Às vezes diversas “técnicas” de usar o concreto aparecem juntas nos ensinamentos de Jesus. Assim a parábola, a ocasião e o caso que contradizem a dominante suposição geral aparecem reunidos no exemplo do “bom samaritano” (Lc 10).
Jesus realmente carregou nos detalhes. E, no entanto, a história é muito verdadeira. É um desses casos em que, com aquilo que podia muito bem ser uma mera parábola, Jesus talvez estivesse contando uma história que realmente acontecera. É o tipo de coisa que todos os seus ouvintes sabiam que de facto acontece. É o tipo de coisa que acontece ainda hoje.
Quando Jesus afinal faz a pergunta decisiva — “Qual destes três te parece ter sido o próximo do homem que caiu na mão dos salteadores?” —, qualquer pessoa decente só tem uma resposta a dar. Tergiversar mais seria revelar um coração irrecuperavelmente iníquo. Assim o intérprete teológico responde: “O que usou de misericórdia para com ele”. Para ele seria demais dizer apenas: “o samaritano”.
Mas nós precisamos dizê-lo, e precisamos compreender o que isso significa. Significa que as suposições gerais dos ouvintes de Jesus sobre quem tem vida eterna precisam ser revistas à luz da condição dos corações das pessoas. O relato não ensina que podemos ter vida eterna apenas por amar o nosso próximo. Também não podemos nos safar com esse belo legalismo. A questão da nossa postura diante de Deus ainda precisa ser levada em conta. Mas na ordem de Deus nada pode substituir o amor pelas pessoas. E definimos quem é o nosso próximo pelo nosso amor. Fazemos de alguém o nosso próximo cuidando dele.
Não definimos primeiro uma classe de pessoas que serão os nossos próximos para depois elegê-los objectos exclusivos do nosso amor - deixando os outros estirados na estrada. Jesus habilmente rejeita a pergunta — “Quem é o meu próximo?” - e a substitui pela única pergunta realmente relevante aqui: “De quem serei eu o próximo?” E ele sabe que só podemos responder a essa pergunta caso a caso no nosso dia-a-dia. De manhã ainda não sabemos quem será o nosso próximo naquele dia. A condição do nosso coração irá determinar quem é que, ao longo do caminho, será o nosso próximo, e principalmente a nossa fé em Deus é que determinará se teremos força bastante para fazer desta ou daquela pessoa o nosso próximo.

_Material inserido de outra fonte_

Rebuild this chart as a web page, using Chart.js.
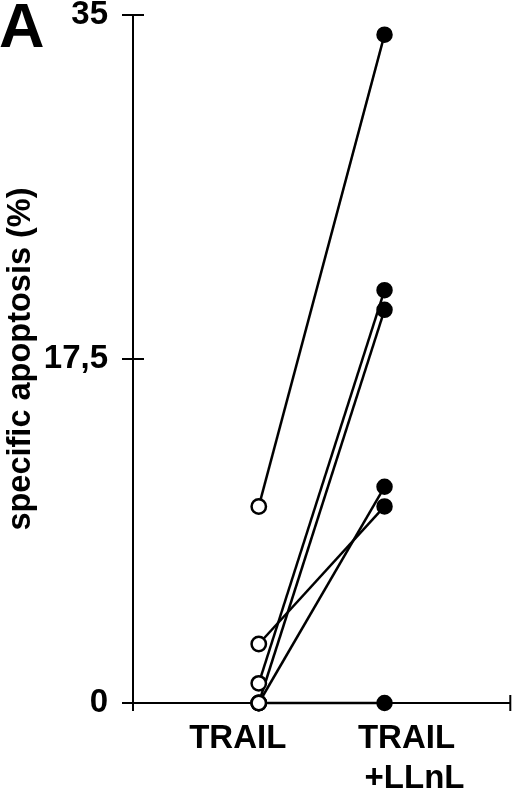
<!DOCTYPE html>
<html>
<head>
<meta charset="utf-8">
<script src="https://cdn.jsdelivr.net/npm/chart.js@4"></script>
<style>
html,body{margin:0;padding:0;background:#fff;}
#wrap{width:520px;height:789px;position:relative;}
</style>
</head>
<body>
<div id="wrap"><canvas id="c"></canvas></div>
<script>
// ---- data ----
const categories = ['TRAIL', ['TRAIL', '+LLnL']];
const trailValues = [10, 3, 1, 0, 0, 0];
const trailLLnLValues = [34, 10, 21, 20, 11, 0];
const yTickValues = [0, 17.5, 35];
const yTickLabels = ['0', '17,5', '35'];
const yTitle = 'specific apoptosis (%)';
const panelLabel = 'A';

const FONT = '"Liberation Sans", Arial, Helvetica, sans-serif';

const datasets = trailValues.map((v, i) => ({
  label: 'patient ' + (i + 1),
  data: [{x: 0, y: v}, {x: 1, y: trailLLnLValues[i]}],
  borderColor: '#000',
  borderWidth: 2.5,
  pointBackgroundColor: ['#fff', '#000'],
  pointBorderColor: '#000',
  pointBorderWidth: 2.5,
  pointRadius: [7.2, 7],
  fill: false,
  tension: 0,
  clip: false
}));

const decor = {
  id: 'decor',
  afterDraw(chart) {
    const ctx = chart.ctx;
    const xs = chart.scales.x, ys = chart.scales.y;
    const x0 = xs.left, yb = ys.bottom;
    ctx.save();
    ctx.strokeStyle = '#000';
    ctx.lineWidth = 2;
    // y ticks crossing the axis (inner half)
    yTickValues.forEach(v => {
      const py = ys.getPixelForValue(v);
      ctx.beginPath(); ctx.moveTo(x0, py); ctx.lineTo(x0 + 11, py); ctx.stroke();
    });
    // x-axis end ticks
    [xs.min, xs.max].forEach(v => {
      const px = xs.getPixelForValue(v);
      ctx.beginPath(); ctx.moveTo(px, yb - (v === xs.min ? 0 : 8)); ctx.lineTo(px, yb + 8); ctx.stroke();
    });
    // category labels
    ctx.fillStyle = '#000';
    ctx.font = 'bold 33px ' + FONT;
    ctx.textAlign = 'center';
    ctx.textBaseline = 'alphabetic';
    const shift = [[-21], [22, 30]];
    categories.forEach((lab, i) => {
      const lines = Array.isArray(lab) ? lab : [lab];
      const cx = xs.getPixelForValue(i);
      lines.forEach((t, j) => {
        ctx.fillText(t, cx + shift[i][j], yb + 45 + j * 40);
      });
    });
    // panel label
    ctx.textAlign = 'left';
    ctx.font = 'bold 63px ' + FONT;
    ctx.fillText(panelLabel, -1, 47);
    ctx.restore();
  }
};

new Chart(document.getElementById('c'), {
  type: 'line',
  data: {datasets},
  plugins: [decor],
  options: {
    responsive: true,
    maintainAspectRatio: false,
    animation: false,
    layout: {padding: {top: 15, right: 5, left: 0, bottom: 0}},
    plugins: {legend: {display: false}, tooltip: {enabled: false}, title: {display: false}},
    scales: {
      x: {
        type: 'linear',
        min: -1, max: 2,
        grid: {display: false},
        border: {display: true, color: '#000', width: 2},
        ticks: {display: false},
        afterFit(s) { s.height = 86; s.paddingLeft = 0; s.paddingRight = 0; }
      },
      y: {
        type: 'linear',
        min: 0, max: 35,
        afterBuildTicks(s) { s.ticks = yTickValues.map(v => ({value: v})); },
        ticks: {
          color: '#000',
          padding: 14,
          font: {family: FONT, size: 33, weight: 'bold'},
          callback: (v) => { const k = yTickValues.indexOf(v); return k >= 0 ? yTickLabels[k] : ''; }
        },
        grid: {drawOnChartArea: false, drawTicks: true, tickLength: 11, color: '#000', lineWidth: 2},
        border: {display: true, color: '#000', width: 2},
        title: {display: true, text: yTitle, color: '#000', font: {family: FONT, size: 32.5, weight: 'bold'}, padding: {top: 2, bottom: 0}},
        afterFit(s) { s.width = 133; s.paddingTop = 0; s.paddingBottom = 0; }
      }
    }
  }
});
</script>
</body>
</html>
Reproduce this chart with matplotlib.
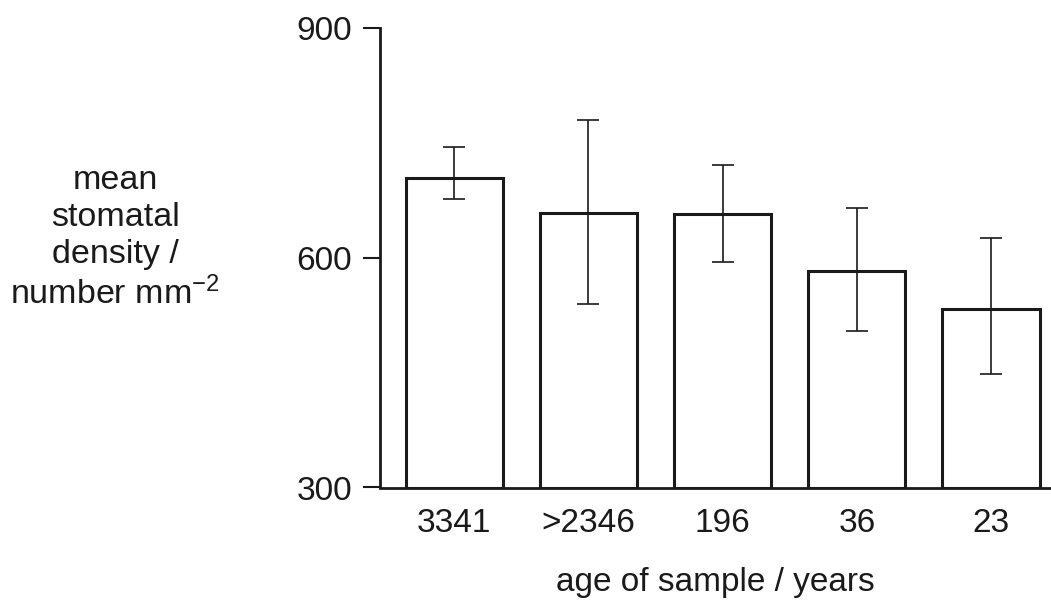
import matplotlib
matplotlib.use("Agg")
import matplotlib.pyplot as plt

plt.rcParams['font.family'] = ['Liberation Sans', 'DejaVu Sans']
plt.rcParams['mathtext.fontset'] = 'custom'
plt.rcParams['mathtext.rm'] = 'Liberation Sans'
plt.rcParams['mathtext.it'] = 'Liberation Sans'

categories = ["3341", ">2346", "196", "36", "23"]
means = [704, 659, 657, 583, 533]
err_upper = [744, 780, 721, 665, 626]
err_lower = [676, 540, 595, 504, 448]
yticks = [300, 600, 900]

fig = plt.figure(figsize=(10.51, 6.0), dpi=100)
ax = fig.add_axes([380/1051, 1-487.5/600, 1-380/1051, (487.5-27.9)/600])

x = list(range(len(categories)))
ax.bar(x, [m - 300 for m in means], bottom=300, width=0.723, color='white',
       edgecolor='#1a1a1a', linewidth=2.2, zorder=2)
yerr = [[m - lo for m, lo in zip(means, err_lower)],
        [hi - m for m, hi in zip(means, err_upper)]]
ax.errorbar(x, means, yerr=yerr, fmt='none', ecolor='#1a1a1a', elinewidth=1.2,
            capsize=8, capthick=1.2, zorder=3)

ax.set_xlim(-0.553, 4.447)
ax.set_ylim(300, 900)
ax.set_yticks(yticks)
ax.set_yticklabels([str(t) for t in yticks])
ax.set_xticks(x)
ax.set_xticklabels(categories)
ax.tick_params(axis='y', length=12, width=1.5, pad=8, labelsize=24, colors='#1a1a1a')
ax.tick_params(axis='x', length=0, pad=15, labelsize=24, colors='#1a1a1a')
for s in ['top', 'right']:
    ax.spines[s].set_visible(False)
for s in ['left', 'bottom']:
    ax.spines[s].set_linewidth(2.0)
    ax.spines[s].set_color('#1a1a1a')
ax.spines['left'].set_bounds(300, 900)

ax.set_xlabel("age of sample / years", fontsize=24, labelpad=20, color='#1a1a1a')
fig.text(115/1051, 1-238/600, "mean\nstomatal\ndensity /\nnumber mm$^{-2}$",
         ha='center', va='center', multialignment='center', fontsize=24.5,
         linespacing=1.25, color='#1a1a1a')

fig.savefig("out.png", dpi=100)
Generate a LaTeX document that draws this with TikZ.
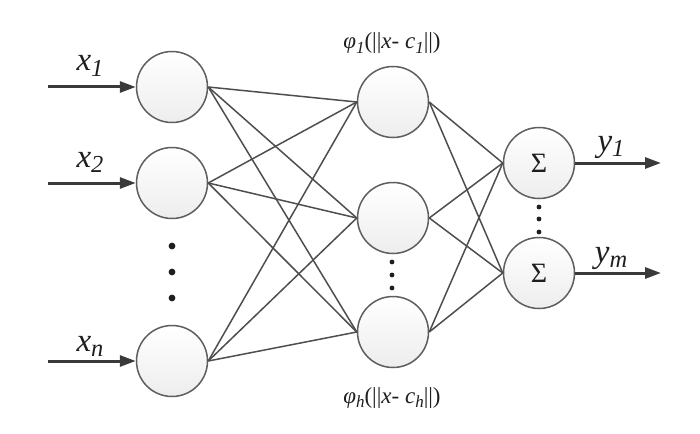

Se Jesus estivesse aqui hoje, a história seria um pouco diferente. As palavras bom samaritano agora identificam na nossa sociedade uma pessoa de índole especialmente boa. Temos até leis para proteger os “bons samaritanos” quando eles fazem as suas “boas obras”.
Para tecer hoje o mesmo argumento, Jesus poderia colocar o “bom samaritano” no lugar do sacerdote ou do levita da narrativa original. Ou se ele vivesse no Israel de hoje, provavelmente contaria a parábola do “bom palestiniano”. Os palestinianos, por outro lado, ouviriam um relato sobre o “bom israelita”.
Nos Estados Unidos, logicamente, ele nos contaria a parábola do “bom iraquiano”, do “bom comunista”, “do bom muçulmano” e assim por diante. Para alguns segmentos sociais, teria de ser a parábola da boa feminista ou do bom homossexual. Para outros ainda, a do bom cristão ou do bom frequentador de igreja produziria o efeito desejado. De fato, diante de algumas actuais posturas seculares, falar do bom sacerdote ou do bom diácono talvez fosse o mais apropriado. Todos esses exemplos derrubam caras generalizações a respeito de quem, com certeza, tem ou não a vida eterna.
No relato do bom samaritano, Jesus não só nos ensina a ajudar os necessitados; num nível mais profundo, ele nos ensina que não podemos identificar quem “tem a vida eterna”, quem “está com Deus”, quem é “bem-aventurado” só por olhar as aparências. Pois essa é uma questão do coração. Só ali o reino dos céus e os reinos humanos, grandes e pequenos, estão entrelaçados. Estabeleça as fronteiras culturais ou sociais que quiser, e Deus dará um jeito de atravessá-las. “O homem vê o exterior, porém o Senhor, o coração” (ISm 16:7). E “Aquilo que é elevado entre os homens é abominação diante de Deus” (Lc 16:15).